┌─ LISTED ENTRIES

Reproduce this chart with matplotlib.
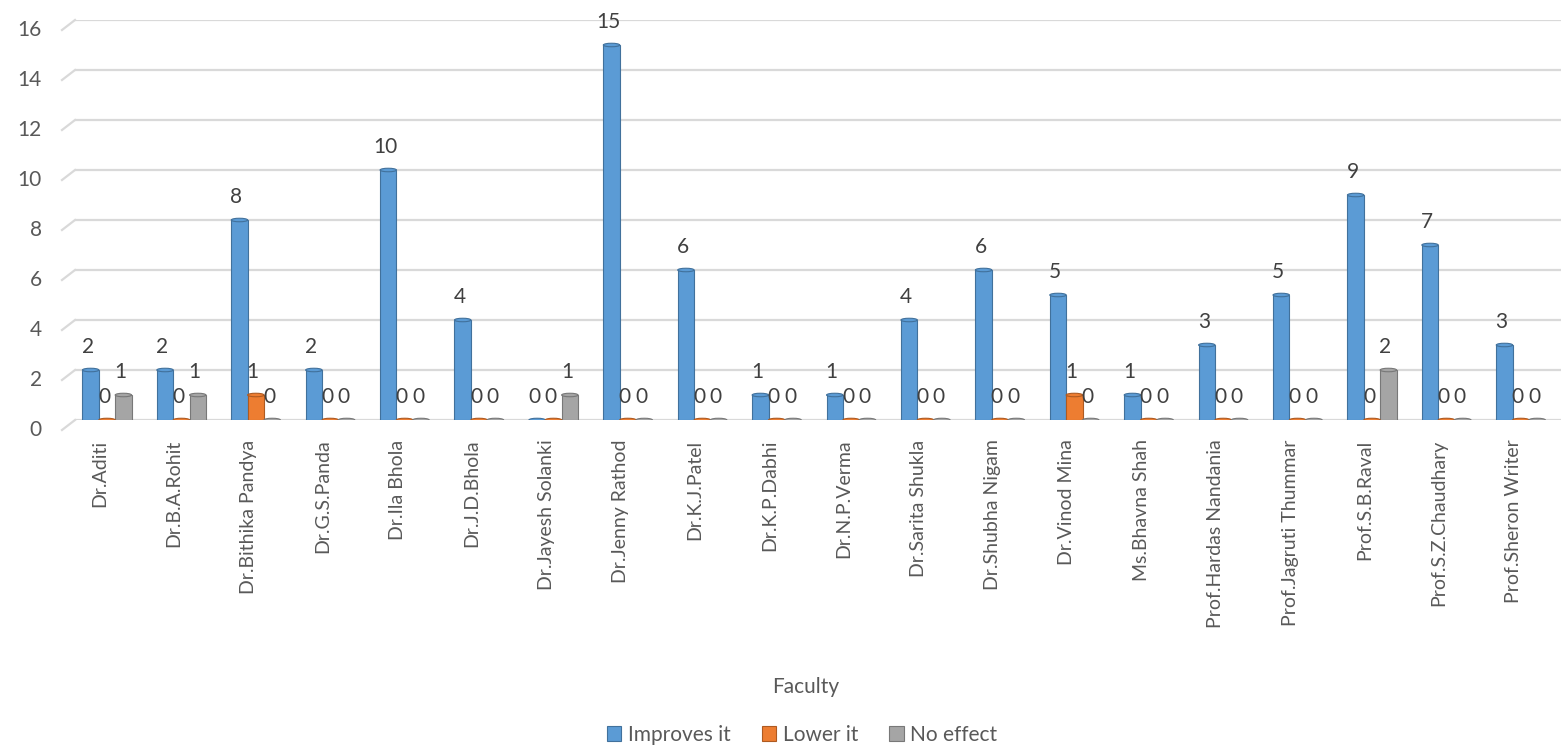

└─
┌─ LISTED ENTRIES

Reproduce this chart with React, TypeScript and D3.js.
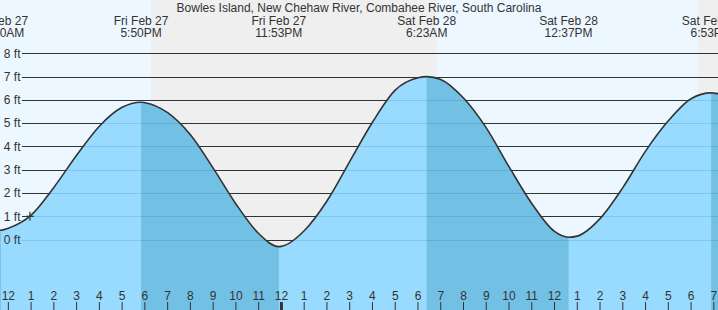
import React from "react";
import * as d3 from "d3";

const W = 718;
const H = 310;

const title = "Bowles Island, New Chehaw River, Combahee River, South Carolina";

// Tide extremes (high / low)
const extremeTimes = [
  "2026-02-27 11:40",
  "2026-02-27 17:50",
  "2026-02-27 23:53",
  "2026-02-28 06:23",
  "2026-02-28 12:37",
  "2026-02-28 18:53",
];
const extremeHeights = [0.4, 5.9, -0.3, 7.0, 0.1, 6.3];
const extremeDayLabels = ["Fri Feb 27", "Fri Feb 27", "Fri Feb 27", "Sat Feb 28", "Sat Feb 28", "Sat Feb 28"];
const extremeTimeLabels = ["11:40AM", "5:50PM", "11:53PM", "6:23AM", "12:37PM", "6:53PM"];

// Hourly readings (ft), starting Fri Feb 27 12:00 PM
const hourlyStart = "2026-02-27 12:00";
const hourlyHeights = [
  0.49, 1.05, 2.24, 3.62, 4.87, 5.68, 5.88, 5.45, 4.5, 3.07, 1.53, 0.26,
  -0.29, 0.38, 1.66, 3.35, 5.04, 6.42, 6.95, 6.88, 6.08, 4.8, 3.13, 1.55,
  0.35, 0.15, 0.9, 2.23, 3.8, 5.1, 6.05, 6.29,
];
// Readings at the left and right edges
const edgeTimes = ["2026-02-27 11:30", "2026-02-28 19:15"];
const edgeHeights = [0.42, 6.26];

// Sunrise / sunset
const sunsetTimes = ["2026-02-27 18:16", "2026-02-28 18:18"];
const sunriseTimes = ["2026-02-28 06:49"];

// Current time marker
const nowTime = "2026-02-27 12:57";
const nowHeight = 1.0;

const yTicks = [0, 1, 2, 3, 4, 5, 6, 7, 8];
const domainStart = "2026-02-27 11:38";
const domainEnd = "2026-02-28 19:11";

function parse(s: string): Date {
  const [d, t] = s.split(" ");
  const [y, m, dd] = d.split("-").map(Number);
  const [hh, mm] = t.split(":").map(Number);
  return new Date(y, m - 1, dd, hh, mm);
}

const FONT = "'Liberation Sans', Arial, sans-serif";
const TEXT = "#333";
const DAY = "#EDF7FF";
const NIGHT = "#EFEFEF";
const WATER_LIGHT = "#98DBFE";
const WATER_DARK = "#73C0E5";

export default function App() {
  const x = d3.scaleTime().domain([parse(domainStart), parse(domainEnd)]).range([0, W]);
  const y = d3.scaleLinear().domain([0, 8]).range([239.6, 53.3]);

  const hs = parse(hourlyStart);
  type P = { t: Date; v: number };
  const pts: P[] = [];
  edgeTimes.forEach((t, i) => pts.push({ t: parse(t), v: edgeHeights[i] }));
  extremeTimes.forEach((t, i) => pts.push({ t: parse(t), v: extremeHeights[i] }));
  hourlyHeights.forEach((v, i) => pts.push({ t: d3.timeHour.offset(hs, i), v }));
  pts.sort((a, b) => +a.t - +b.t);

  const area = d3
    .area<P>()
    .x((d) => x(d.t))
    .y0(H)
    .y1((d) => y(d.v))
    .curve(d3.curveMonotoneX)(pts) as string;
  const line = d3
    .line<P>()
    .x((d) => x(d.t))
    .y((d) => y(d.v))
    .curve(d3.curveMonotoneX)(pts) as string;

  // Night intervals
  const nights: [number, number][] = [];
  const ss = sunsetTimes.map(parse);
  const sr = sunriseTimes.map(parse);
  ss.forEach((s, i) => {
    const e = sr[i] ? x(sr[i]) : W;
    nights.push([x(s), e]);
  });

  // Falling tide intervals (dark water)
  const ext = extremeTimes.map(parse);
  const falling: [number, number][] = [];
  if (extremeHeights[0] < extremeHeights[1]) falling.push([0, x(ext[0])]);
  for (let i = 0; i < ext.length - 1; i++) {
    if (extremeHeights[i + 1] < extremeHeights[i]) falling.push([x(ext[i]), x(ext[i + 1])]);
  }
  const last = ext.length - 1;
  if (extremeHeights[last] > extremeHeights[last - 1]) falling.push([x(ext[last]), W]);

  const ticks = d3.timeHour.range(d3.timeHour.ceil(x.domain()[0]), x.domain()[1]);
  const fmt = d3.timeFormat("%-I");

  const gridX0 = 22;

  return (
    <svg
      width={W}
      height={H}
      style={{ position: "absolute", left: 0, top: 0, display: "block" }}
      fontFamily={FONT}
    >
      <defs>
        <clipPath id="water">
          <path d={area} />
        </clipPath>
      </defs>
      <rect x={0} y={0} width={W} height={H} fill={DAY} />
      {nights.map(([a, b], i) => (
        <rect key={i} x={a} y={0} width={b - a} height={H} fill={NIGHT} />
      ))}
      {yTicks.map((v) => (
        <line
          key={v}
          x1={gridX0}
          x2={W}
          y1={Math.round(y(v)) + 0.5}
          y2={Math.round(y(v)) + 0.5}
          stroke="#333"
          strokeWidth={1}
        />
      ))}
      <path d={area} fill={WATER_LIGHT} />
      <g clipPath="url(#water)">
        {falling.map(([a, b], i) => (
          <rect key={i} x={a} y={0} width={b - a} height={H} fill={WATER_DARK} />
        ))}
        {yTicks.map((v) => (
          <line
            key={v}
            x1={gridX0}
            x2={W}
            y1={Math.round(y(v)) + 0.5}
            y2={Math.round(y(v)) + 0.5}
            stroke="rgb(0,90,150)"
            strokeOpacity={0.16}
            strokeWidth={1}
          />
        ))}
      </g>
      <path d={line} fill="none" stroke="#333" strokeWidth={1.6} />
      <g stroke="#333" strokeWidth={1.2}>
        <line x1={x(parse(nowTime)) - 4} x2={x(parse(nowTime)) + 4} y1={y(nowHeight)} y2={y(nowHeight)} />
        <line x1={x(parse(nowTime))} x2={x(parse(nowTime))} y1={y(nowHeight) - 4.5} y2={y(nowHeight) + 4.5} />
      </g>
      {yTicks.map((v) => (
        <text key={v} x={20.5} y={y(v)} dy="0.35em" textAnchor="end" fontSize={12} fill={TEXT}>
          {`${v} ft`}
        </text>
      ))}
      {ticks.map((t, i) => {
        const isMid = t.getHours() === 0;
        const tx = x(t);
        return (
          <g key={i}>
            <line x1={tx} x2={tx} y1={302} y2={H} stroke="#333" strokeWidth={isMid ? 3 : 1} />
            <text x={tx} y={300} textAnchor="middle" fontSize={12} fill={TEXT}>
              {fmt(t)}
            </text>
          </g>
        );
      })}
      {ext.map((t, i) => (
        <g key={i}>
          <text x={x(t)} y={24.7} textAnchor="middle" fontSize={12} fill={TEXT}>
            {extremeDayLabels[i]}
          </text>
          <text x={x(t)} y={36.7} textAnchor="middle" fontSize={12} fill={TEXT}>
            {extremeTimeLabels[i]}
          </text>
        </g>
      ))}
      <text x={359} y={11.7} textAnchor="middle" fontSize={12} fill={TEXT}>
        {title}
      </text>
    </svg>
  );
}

└─

PROBLEM: Take the stretch from the line containing "Reproduce this chart with React, TypeScript" through the line containing "Island, New Chehaw" and reproduce it exactly, both ends included. Omit the pictures.

SOLUTION FOR THIS TASK:
Reproduce this chart with React, TypeScript and D3.js.
import React from "react";
import * as d3 from "d3";

const W = 718;
const H = 310;

const title = "Bowles Island, New Chehaw River, Combahee River, South Carolina";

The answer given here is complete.